Find every line below that contains the word "this" and copy it out.

▸ **Record list**:
▬▬▬▬▬▬
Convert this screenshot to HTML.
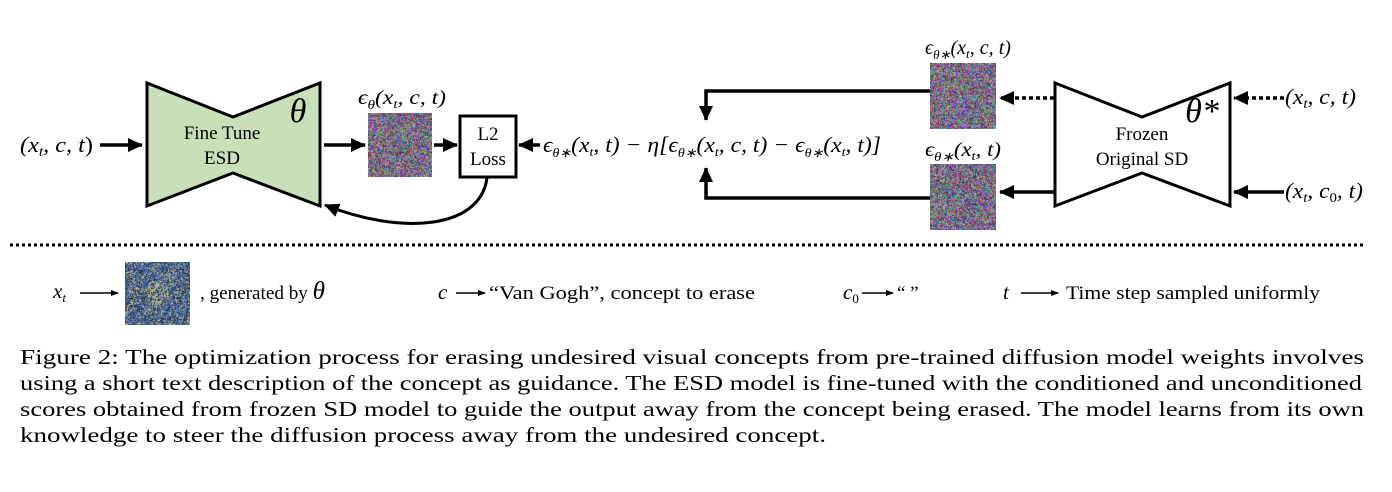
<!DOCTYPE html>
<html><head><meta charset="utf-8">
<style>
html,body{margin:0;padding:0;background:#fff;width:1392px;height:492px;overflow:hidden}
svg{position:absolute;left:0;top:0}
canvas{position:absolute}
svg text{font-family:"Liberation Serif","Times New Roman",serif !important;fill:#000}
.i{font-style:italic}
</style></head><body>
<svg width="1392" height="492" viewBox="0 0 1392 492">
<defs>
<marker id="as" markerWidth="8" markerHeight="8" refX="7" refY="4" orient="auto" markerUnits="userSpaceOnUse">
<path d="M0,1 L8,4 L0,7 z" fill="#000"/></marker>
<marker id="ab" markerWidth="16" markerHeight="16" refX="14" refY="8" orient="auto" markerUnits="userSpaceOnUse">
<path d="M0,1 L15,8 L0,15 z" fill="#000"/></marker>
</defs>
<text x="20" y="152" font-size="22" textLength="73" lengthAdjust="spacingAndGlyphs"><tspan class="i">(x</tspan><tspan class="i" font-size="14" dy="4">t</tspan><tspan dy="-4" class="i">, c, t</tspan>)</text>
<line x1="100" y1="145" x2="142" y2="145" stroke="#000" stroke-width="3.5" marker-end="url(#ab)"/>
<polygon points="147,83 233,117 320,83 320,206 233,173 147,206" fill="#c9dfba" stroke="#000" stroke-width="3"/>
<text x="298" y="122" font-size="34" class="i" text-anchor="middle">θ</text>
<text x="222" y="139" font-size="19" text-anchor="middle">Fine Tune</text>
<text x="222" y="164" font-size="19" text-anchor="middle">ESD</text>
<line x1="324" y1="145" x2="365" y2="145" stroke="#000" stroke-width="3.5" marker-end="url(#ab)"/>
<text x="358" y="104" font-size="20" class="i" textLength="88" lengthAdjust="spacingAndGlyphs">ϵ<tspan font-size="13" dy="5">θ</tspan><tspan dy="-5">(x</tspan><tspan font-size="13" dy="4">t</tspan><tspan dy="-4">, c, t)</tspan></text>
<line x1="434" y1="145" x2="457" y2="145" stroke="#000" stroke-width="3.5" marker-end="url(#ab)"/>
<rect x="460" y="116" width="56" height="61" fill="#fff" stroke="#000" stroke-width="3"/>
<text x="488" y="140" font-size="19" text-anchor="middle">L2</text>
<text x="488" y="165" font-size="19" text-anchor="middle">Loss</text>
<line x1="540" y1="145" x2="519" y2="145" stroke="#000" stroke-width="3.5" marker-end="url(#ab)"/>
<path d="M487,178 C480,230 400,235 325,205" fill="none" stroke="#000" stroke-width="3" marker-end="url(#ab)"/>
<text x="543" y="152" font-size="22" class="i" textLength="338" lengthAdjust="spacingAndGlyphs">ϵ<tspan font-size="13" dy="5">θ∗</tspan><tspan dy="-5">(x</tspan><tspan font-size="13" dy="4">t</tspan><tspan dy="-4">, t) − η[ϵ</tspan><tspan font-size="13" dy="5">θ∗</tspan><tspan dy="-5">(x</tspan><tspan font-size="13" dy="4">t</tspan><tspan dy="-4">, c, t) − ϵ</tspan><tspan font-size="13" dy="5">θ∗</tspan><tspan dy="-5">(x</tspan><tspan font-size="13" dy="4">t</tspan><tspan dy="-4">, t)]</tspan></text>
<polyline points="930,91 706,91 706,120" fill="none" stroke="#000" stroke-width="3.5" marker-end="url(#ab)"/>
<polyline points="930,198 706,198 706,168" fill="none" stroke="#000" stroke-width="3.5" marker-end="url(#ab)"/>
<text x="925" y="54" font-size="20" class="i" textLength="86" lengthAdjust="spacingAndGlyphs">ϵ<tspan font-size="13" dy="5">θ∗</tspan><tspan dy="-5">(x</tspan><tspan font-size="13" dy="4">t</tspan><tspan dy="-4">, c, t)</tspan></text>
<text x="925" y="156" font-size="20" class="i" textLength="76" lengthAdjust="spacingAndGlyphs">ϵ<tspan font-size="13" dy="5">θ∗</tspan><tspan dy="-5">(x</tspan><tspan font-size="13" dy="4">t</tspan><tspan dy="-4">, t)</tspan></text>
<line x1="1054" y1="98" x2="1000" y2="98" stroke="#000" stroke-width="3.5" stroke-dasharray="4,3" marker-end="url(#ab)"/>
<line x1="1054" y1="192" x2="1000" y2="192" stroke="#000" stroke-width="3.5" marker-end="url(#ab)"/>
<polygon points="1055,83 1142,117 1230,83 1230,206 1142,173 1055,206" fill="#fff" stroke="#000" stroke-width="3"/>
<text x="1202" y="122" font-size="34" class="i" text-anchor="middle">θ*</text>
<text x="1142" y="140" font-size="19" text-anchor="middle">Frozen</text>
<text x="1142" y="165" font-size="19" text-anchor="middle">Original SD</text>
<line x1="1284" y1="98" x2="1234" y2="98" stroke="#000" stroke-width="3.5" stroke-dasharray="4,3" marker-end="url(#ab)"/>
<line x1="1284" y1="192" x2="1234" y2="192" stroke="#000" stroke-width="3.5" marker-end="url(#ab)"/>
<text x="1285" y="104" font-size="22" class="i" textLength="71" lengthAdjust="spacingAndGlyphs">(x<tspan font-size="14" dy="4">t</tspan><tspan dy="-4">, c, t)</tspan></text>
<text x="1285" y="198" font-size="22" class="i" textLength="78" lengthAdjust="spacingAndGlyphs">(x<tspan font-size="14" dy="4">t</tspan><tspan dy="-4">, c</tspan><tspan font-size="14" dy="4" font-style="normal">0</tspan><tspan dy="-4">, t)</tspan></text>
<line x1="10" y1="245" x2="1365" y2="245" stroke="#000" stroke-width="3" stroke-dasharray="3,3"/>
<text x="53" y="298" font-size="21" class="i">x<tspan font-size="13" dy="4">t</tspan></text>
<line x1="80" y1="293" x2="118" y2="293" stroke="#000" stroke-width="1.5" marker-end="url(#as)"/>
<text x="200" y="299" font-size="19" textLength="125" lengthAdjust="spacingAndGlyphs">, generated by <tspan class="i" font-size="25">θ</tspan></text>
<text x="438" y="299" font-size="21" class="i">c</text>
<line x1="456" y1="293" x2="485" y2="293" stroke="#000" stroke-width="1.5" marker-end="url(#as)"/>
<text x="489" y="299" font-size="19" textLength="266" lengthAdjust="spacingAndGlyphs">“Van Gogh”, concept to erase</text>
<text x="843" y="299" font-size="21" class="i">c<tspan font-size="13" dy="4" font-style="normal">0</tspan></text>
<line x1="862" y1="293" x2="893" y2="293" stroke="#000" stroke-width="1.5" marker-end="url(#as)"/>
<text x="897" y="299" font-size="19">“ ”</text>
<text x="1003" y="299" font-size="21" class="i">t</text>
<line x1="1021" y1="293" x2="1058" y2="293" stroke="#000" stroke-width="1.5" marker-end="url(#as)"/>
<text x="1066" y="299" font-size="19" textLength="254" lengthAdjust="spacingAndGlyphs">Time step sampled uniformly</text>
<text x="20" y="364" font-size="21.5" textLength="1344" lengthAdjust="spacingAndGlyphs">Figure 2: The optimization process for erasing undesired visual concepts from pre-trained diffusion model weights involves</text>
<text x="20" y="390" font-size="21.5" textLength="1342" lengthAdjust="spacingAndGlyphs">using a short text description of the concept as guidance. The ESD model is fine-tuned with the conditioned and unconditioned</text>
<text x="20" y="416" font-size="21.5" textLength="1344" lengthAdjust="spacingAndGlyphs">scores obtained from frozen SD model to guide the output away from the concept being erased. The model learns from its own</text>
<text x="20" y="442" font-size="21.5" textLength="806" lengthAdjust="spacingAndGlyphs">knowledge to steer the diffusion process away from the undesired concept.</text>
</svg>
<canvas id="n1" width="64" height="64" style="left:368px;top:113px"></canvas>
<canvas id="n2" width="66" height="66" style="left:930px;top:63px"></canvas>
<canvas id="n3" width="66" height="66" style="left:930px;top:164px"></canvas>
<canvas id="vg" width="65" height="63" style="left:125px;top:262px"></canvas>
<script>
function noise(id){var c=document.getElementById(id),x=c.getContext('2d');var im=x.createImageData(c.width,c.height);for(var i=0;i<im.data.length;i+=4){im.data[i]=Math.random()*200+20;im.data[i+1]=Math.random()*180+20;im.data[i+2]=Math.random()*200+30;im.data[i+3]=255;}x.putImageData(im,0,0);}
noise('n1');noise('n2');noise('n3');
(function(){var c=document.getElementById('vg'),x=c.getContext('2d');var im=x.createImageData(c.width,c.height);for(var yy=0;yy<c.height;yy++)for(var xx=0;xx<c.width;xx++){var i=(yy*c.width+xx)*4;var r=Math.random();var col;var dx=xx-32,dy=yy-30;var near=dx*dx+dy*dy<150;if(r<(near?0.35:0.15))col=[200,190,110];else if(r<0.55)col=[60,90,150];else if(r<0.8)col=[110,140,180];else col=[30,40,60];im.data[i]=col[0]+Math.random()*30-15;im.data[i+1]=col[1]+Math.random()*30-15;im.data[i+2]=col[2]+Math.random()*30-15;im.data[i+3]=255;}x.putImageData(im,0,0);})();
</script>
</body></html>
▬▬▬▬▬▬
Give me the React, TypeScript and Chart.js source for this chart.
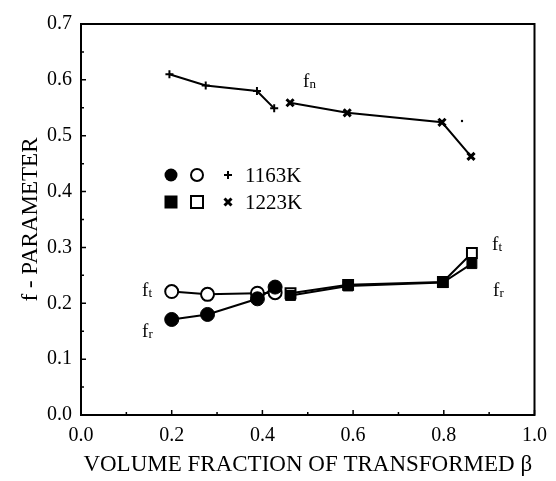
▬▬▬▬▬▬
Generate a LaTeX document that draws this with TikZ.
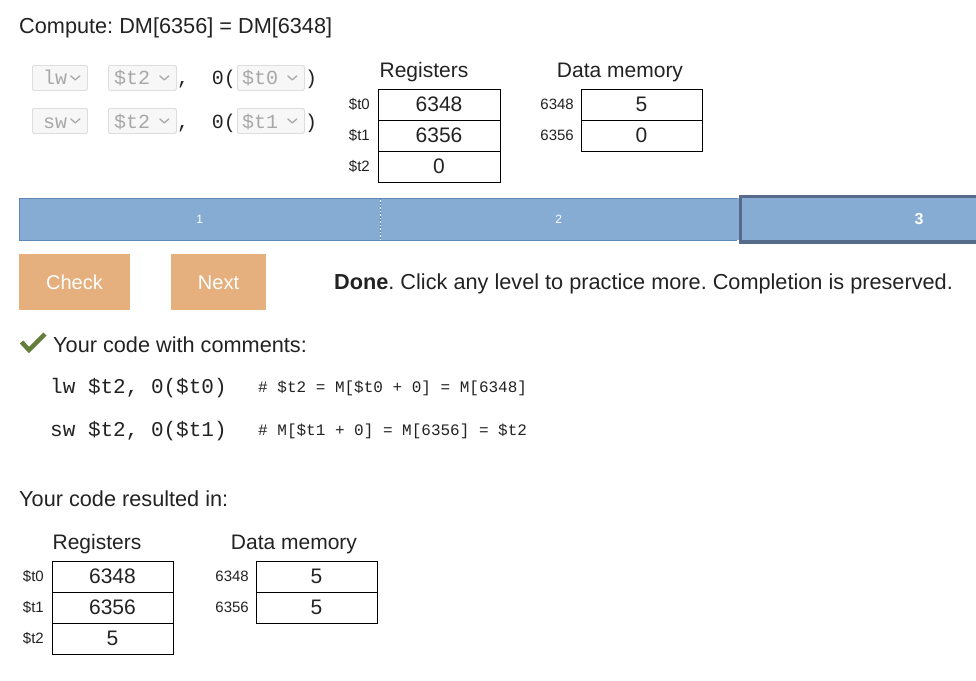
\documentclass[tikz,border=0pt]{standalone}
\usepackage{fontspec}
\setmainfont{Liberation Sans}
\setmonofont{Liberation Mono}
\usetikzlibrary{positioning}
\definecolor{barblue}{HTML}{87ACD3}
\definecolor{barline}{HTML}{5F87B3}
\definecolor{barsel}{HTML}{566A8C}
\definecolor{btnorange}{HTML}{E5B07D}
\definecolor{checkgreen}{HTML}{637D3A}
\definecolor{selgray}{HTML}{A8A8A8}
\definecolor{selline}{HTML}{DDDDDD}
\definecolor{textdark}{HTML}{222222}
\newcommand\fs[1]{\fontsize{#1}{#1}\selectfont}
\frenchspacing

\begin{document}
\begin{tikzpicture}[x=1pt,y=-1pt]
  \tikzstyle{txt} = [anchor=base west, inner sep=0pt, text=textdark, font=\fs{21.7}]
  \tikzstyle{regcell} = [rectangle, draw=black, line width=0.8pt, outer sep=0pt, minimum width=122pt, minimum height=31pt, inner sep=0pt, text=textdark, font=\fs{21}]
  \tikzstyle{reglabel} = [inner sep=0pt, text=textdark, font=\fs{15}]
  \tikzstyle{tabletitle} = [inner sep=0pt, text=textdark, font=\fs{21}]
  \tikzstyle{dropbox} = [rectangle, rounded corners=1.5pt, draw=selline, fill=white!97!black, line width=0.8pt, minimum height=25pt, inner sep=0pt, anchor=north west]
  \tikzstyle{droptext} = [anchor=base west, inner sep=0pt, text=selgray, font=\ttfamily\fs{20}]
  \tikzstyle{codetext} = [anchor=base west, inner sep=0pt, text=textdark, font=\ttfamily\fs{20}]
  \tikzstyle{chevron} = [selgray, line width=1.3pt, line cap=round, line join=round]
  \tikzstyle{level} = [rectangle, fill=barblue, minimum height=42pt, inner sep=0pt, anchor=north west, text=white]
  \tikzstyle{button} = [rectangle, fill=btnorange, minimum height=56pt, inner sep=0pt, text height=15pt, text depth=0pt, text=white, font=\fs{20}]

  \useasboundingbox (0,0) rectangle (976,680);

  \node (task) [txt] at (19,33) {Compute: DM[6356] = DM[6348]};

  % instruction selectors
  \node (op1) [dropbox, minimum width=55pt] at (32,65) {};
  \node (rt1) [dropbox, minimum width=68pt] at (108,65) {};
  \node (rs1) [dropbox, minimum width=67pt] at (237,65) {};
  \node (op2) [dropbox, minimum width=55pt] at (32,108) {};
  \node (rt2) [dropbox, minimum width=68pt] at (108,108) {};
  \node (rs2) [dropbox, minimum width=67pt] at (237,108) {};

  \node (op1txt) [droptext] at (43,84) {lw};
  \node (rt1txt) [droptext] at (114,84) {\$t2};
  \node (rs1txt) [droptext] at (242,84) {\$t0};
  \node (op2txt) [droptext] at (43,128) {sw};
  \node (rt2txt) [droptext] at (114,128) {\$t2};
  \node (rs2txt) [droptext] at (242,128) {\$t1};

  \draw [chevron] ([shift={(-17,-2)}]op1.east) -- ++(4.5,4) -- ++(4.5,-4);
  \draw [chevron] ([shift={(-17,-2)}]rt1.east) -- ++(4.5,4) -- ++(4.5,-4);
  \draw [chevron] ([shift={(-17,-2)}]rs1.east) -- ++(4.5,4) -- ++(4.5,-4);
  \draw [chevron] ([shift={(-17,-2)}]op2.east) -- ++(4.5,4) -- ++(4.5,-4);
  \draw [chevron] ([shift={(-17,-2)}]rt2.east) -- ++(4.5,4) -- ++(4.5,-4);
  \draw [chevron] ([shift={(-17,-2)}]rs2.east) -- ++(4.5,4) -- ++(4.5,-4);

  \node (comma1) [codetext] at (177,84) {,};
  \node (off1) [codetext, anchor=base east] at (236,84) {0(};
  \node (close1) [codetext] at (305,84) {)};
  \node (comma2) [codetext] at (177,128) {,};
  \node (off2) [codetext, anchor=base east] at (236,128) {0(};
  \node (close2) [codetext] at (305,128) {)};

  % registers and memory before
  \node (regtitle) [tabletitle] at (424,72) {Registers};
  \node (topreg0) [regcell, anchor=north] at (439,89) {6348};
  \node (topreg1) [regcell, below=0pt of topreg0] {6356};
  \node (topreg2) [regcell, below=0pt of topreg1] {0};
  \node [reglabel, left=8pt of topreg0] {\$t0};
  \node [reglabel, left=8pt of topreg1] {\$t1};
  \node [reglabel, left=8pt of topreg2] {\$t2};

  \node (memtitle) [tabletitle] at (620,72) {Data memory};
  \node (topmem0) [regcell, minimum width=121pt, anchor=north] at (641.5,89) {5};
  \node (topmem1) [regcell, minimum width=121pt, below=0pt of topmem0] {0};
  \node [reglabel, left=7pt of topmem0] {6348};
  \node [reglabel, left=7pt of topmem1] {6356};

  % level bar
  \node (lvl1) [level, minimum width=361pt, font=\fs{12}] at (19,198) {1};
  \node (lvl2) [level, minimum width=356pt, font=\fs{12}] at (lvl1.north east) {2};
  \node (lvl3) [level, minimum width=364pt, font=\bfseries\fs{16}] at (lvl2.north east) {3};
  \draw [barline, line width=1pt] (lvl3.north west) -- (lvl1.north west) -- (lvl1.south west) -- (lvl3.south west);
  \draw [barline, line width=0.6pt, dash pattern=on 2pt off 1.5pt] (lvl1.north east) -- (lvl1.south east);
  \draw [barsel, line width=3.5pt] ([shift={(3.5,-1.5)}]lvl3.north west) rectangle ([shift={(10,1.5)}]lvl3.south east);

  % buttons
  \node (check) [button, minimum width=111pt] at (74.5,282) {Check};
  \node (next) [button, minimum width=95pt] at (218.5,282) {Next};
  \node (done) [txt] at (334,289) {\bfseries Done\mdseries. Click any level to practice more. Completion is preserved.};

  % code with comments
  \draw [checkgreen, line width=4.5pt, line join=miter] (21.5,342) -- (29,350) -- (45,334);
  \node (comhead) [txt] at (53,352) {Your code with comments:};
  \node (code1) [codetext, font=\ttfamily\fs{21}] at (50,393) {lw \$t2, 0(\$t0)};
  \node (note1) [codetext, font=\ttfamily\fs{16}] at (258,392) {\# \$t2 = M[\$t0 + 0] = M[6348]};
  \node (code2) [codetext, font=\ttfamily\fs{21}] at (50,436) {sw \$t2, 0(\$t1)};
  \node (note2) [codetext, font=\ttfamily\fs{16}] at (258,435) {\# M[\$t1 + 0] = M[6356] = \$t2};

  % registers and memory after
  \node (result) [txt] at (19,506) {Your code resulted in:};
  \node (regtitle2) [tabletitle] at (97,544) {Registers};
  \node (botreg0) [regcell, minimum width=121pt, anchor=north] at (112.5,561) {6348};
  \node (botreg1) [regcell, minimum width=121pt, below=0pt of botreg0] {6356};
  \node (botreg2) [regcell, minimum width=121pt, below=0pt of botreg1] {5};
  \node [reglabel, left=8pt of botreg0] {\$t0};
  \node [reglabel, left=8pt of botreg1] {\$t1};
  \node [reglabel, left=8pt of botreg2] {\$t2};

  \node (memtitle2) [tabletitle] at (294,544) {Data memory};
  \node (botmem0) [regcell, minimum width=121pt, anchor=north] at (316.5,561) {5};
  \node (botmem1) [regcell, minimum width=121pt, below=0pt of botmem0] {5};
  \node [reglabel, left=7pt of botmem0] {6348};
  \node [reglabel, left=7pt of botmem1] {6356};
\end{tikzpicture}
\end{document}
▬▬▬▬▬▬
▸ **Final result**:
Convert this screenshot to HTML.
Give me the React, TypeScript and Chart.js source for this chart.
Generate a LaTeX document that draws this with TikZ.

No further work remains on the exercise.